Our analysis is based on data from 1,916 network layer and 3,079 application layer DDoS attacks on websites using Imperva Incapsula services from October 1, 2017, through December 31, 2017—referred to herein as the fourth quarter of 2017 or Q4 2017.
Information about DDoS bot capabilities and assumed identities comes from a random sample of 36.7 billion DDoS attack requests collected from such assaults over the same period of time.
DDoS attack – A persistent, distributed denial of service event against the same target (e.g., IP address or domain). A single attack is preceded by a quiet (attack free) period of at least a sixty minutes, and followed by another quiet period of the same duration or longer.
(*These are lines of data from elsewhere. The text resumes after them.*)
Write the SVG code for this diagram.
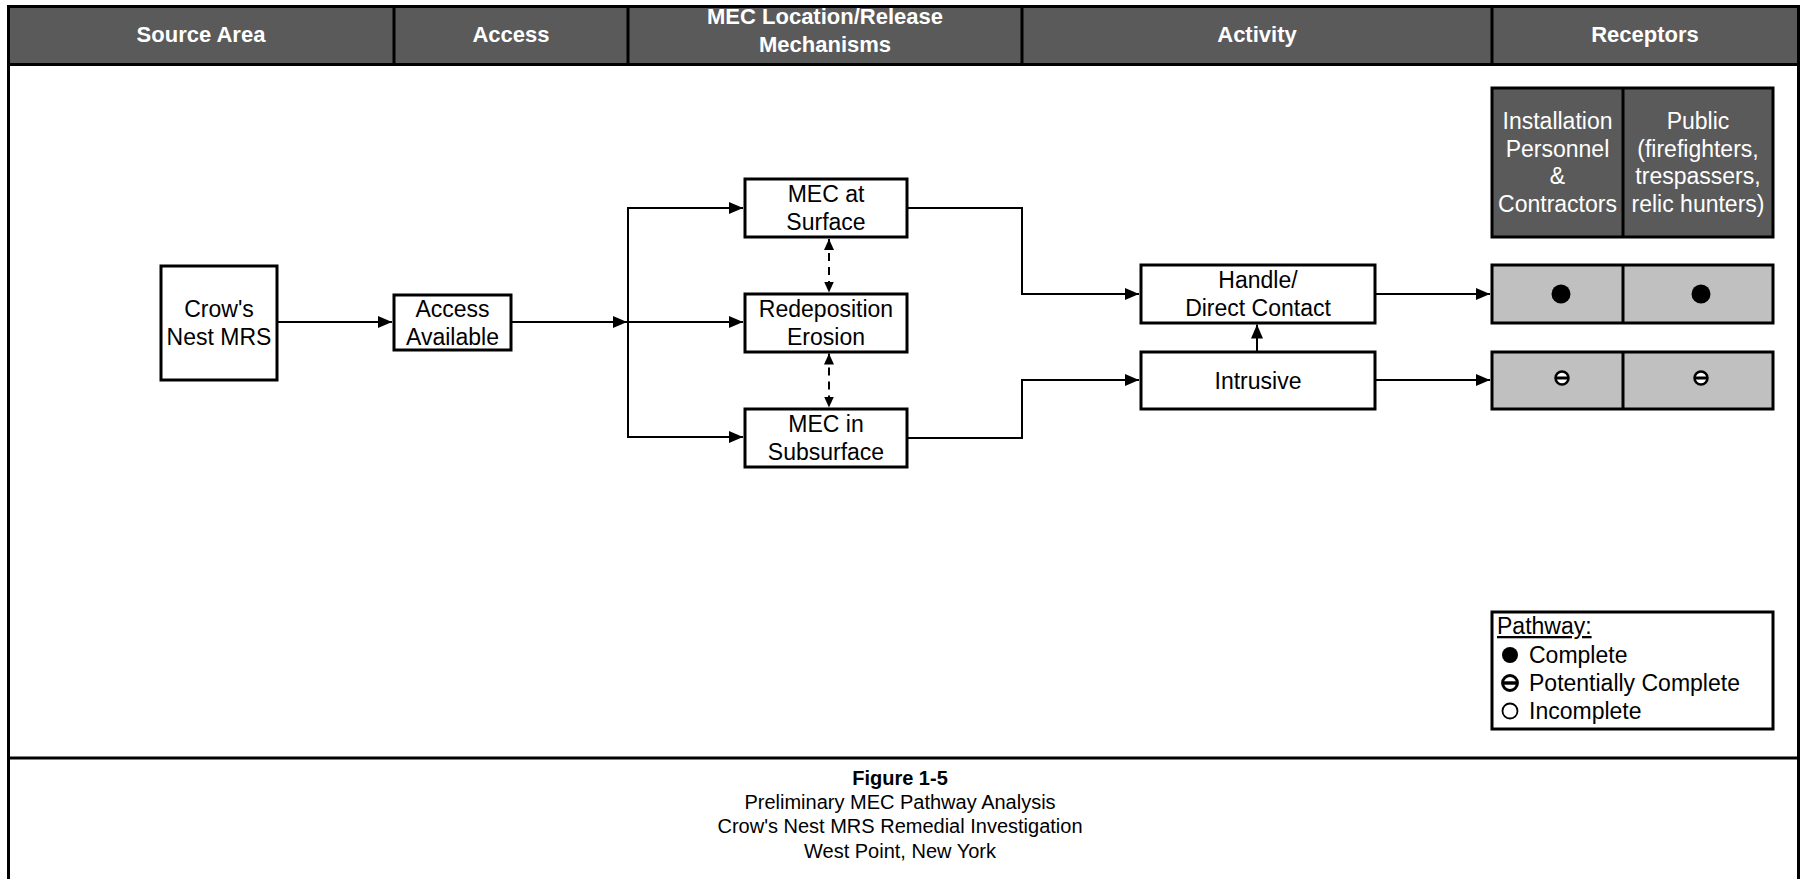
<svg xmlns="http://www.w3.org/2000/svg" width="1801" height="879" viewBox="0 0 1801 879">
  <style>
    text { font-family: "Liberation Sans", Arial, sans-serif; }
    .hdr { fill: #fff; font-size: 22px; font-weight: bold; text-anchor: middle; }
    .lbl { fill: #000; font-size: 23px; text-anchor: middle; }
    .rcp { fill: #fff; font-size: 23px; text-anchor: middle; }
    .leg { fill: #000; font-size: 23px; }
    .ftr { fill: #000; font-size: 20px; text-anchor: middle; }
    .box { fill: #fff; stroke: #000; stroke-width: 3; }
    .cell { fill: #c0c0c0; stroke: #000; stroke-width: 3; }
    .dark { fill: #5a5a5a; stroke: #000; stroke-width: 3; }
    .rule { stroke: #000; stroke-width: 3; fill: none; }
    .wire { stroke: #000; stroke-width: 2; fill: none; }
    .dash { stroke: #000; stroke-width: 2; fill: none; stroke-dasharray: 8 6; }
  </style>
  <defs>
    <marker id="arr" viewBox="0 0 14 12" refX="14" refY="6" markerWidth="14" markerHeight="12" markerUnits="userSpaceOnUse" orient="auto-start-reverse">
      <path d="M0,0 L14,6 L0,12 z" fill="#000"/>
    </marker>
    <marker id="arrs" viewBox="0 0 11 10" refX="11" refY="5" markerWidth="11" markerHeight="10" markerUnits="userSpaceOnUse" orient="auto-start-reverse">
      <path d="M0,0 L11,5 L0,10 z" fill="#000"/>
    </marker>
    <!-- potentially complete symbol: ring with a centre band -->
    <g id="pot">
      <circle r="6.5" fill="#fff" stroke="#000" stroke-width="2.5"/>
      <rect x="-6.5" y="-1.5" width="13" height="3" fill="#000"/>
    </g>
  </defs>

  <!-- frame and header band -->
  <g id="frame">
    <rect x="0" y="0" width="1801" height="879" fill="#fff"/>
    <rect x="8.5" y="6.5" width="1790" height="890" fill="#fff" stroke="#000" stroke-width="3"/>
    <rect x="8.5" y="6.5" width="1790" height="58" fill="#5a5a5a" stroke="#000" stroke-width="3"/>
    <line class="rule" x1="394" y1="6.5" x2="394" y2="64.5"/>
    <line class="rule" x1="628" y1="6.5" x2="628" y2="64.5"/>
    <line class="rule" x1="1022" y1="6.5" x2="1022" y2="64.5"/>
    <line class="rule" x1="1492" y1="6.5" x2="1492" y2="64.5"/>
    <line class="rule" x1="8.5" y1="758" x2="1798.5" y2="758"/>
    <text class="hdr" x="201" y="42">Source Area</text>
    <text class="hdr" x="511" y="42">Access</text>
    <text class="hdr" x="825" y="24">MEC Location/Release</text>
    <text class="hdr" x="825" y="52">Mechanisms</text>
    <text class="hdr" x="1257" y="42">Activity</text>
    <text class="hdr" x="1645" y="42">Receptors</text>
  </g>

  <!-- connectors -->
  <g id="connectors">
    <line class="wire" x1="277" y1="322" x2="392" y2="322" marker-end="url(#arr)"/>
    <line class="wire" x1="511" y1="322" x2="627" y2="322" marker-end="url(#arr)"/>
    <line class="wire" x1="628" y1="207" x2="628" y2="438"/>
    <line class="wire" x1="628" y1="208" x2="743" y2="208" marker-end="url(#arr)"/>
    <line class="wire" x1="628" y1="322" x2="743" y2="322" marker-end="url(#arr)"/>
    <line class="wire" x1="628" y1="437" x2="743" y2="437" marker-end="url(#arr)"/>
    <polyline class="wire" points="907,208 1022,208 1022,294 1139,294" marker-end="url(#arr)"/>
    <polyline class="wire" points="907,438 1022,438 1022,380 1139,380" marker-end="url(#arr)"/>
    <line class="wire" x1="1257" y1="352" x2="1257" y2="324.5" marker-end="url(#arr)"/>
    <line class="dash" x1="829" y1="239" x2="829" y2="292.5" marker-start="url(#arrs)" marker-end="url(#arrs)"/>
    <line class="dash" x1="829" y1="353.5" x2="829" y2="407.5" marker-start="url(#arrs)" marker-end="url(#arrs)"/>
    <line class="wire" x1="1375" y1="294" x2="1490" y2="294" marker-end="url(#arr)"/>
    <line class="wire" x1="1375" y1="380" x2="1490" y2="380" marker-end="url(#arr)"/>
  </g>

  <g id="crows-nest">
    <rect class="box" x="161" y="266" width="116" height="114"/>
    <text class="lbl" x="219" y="317">Crow's</text>
    <text class="lbl" x="219" y="345">Nest MRS</text>
  </g>

  <g id="access-available">
    <rect class="box" x="394" y="295" width="117" height="55"/>
    <text class="lbl" x="452.5" y="316.5">Access</text>
    <text class="lbl" x="452.5" y="344.5">Available</text>
  </g>

  <g id="mec-surface">
    <rect class="box" x="745" y="179" width="162" height="58"/>
    <text class="lbl" x="826" y="202">MEC at</text>
    <text class="lbl" x="826" y="230">Surface</text>
  </g>

  <g id="redeposition">
    <rect class="box" x="745" y="294" width="162" height="58"/>
    <text class="lbl" x="826" y="317">Redeposition</text>
    <text class="lbl" x="826" y="345">Erosion</text>
  </g>

  <g id="mec-subsurface">
    <rect class="box" x="745" y="409" width="162" height="58"/>
    <text class="lbl" x="826" y="432">MEC in</text>
    <text class="lbl" x="826" y="460">Subsurface</text>
  </g>

  <g id="handle">
    <rect class="box" x="1141" y="265" width="234" height="58"/>
    <text class="lbl" x="1258" y="288">Handle/</text>
    <text class="lbl" x="1258" y="316">Direct Contact</text>
  </g>

  <g id="intrusive">
    <rect class="box" x="1141" y="352" width="234" height="57"/>
    <text class="lbl" x="1258" y="388.5">Intrusive</text>
  </g>

  <g id="receptor-header">
    <rect class="dark" x="1492" y="88" width="281" height="149"/>
    <line class="rule" x1="1623" y1="88" x2="1623" y2="237"/>
    <text class="rcp" x="1557.5" y="129">Installation</text>
    <text class="rcp" x="1557.5" y="157">Personnel</text>
    <text class="rcp" x="1557.5" y="184">&amp;</text>
    <text class="rcp" x="1557.5" y="212">Contractors</text>
    <text class="rcp" x="1698" y="129">Public</text>
    <text class="rcp" x="1698" y="157">(firefighters,</text>
    <text class="rcp" x="1698" y="184">trespassers,</text>
    <text class="rcp" x="1698" y="212">relic hunters)</text>
  </g>

  <g id="receptor-handle">
    <rect class="cell" x="1492" y="265" width="281" height="58"/>
    <line class="rule" x1="1623" y1="265" x2="1623" y2="323"/>
    <circle cx="1561" cy="294" r="9.5" fill="#000"/>
    <circle cx="1701" cy="294" r="9.5" fill="#000"/>
  </g>

  <g id="receptor-intrusive">
    <rect class="cell" x="1492" y="352" width="281" height="57"/>
    <line class="rule" x1="1623" y1="352" x2="1623" y2="409"/>
    <use href="#pot" x="1562" y="378"/>
    <use href="#pot" x="1701" y="378"/>
  </g>

  <g id="legend">
    <rect class="box" x="1492" y="612" width="281" height="117"/>
    <text class="leg" x="1497" y="634" text-decoration="underline">Pathway:</text>
    <circle cx="1510" cy="655" r="8" fill="#000"/>
    <text class="leg" x="1529" y="663">Complete</text>
    <use href="#pot" x="1510" y="683" transform="translate(1510 683) scale(1.15) translate(-1510 -683)"/>
    <text class="leg" x="1529" y="691">Potentially Complete</text>
    <circle cx="1510" cy="711" r="7.5" fill="#fff" stroke="#000" stroke-width="1.8"/>
    <text class="leg" x="1529" y="719">Incomplete</text>
  </g>

  <g id="caption">
    <text class="ftr" x="900" y="785" font-weight="bold">Figure 1-5</text>
    <text class="ftr" x="900" y="809">Preliminary MEC Pathway Analysis</text>
    <text class="ftr" x="900" y="833">Crow's Nest MRS Remedial Investigation</text>
    <text class="ftr" x="900" y="858">West Point, New York</text>
  </g>
</svg>
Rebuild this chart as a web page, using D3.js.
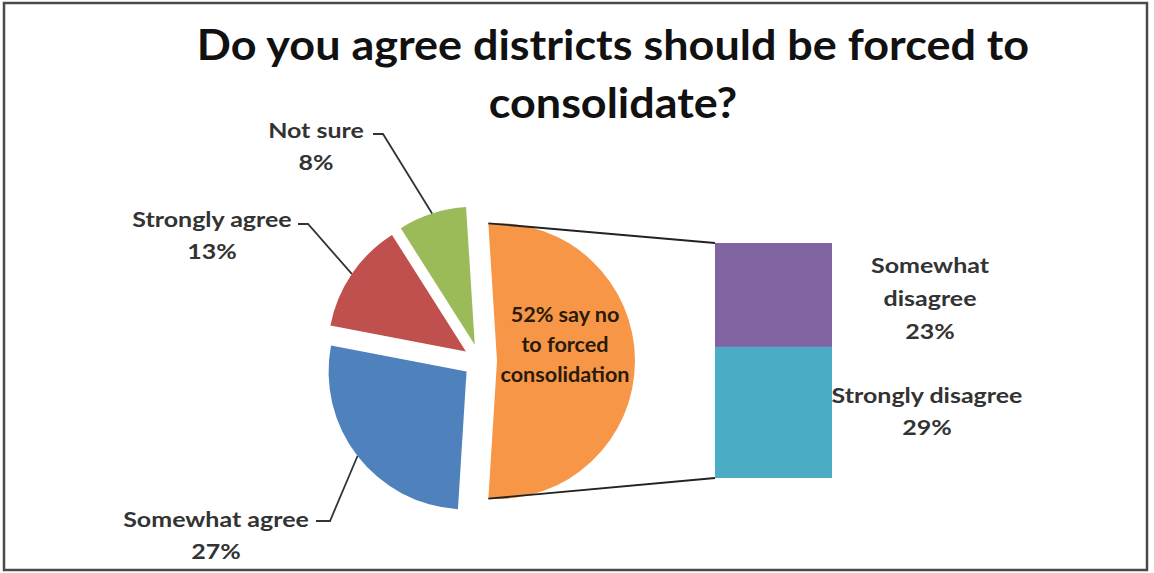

Network layer attack – An assault against either the network or transport layers (OSI layers 3 and 4). Its goal is to cause network saturation by expending much of the available bandwidth. It’s typically measured in gigabits per second (Gbps), referring to the amount of bandwidth it can consume per second.
Application layer attack – An assault occurring on OSI layer 7. Its goal is to bring down a server by exhausting its processing resources (e.g., CPU or RAM) with a high number of requests. It’s measured in requests per second (RPS)—the number of processing tasks initiated per second. Such attacks are executed by DDoS bots able to establish a TCP handshake to interact with a targeted application.
Botnet – A cluster of compromised, malware-infected devices remotely controlled by an offender. Device owners are unaware of their system participation.
DDoS bot – A malicious software application (script) used by a perpetrator. So-called bad bots only come into play in application layer attacks, where a TCP connection is established. They typically masquerade as browsers (human visitors) or legitimate bots (e.g., search engine crawlers) to bypass security solutions
Payload – In the context of this study, a payload is a packet type used in a network layer assault. It’s fabricated by an attack script and can often be altered on the fly. In many cases, multiple payload types are used simultaneously during the course of a single event.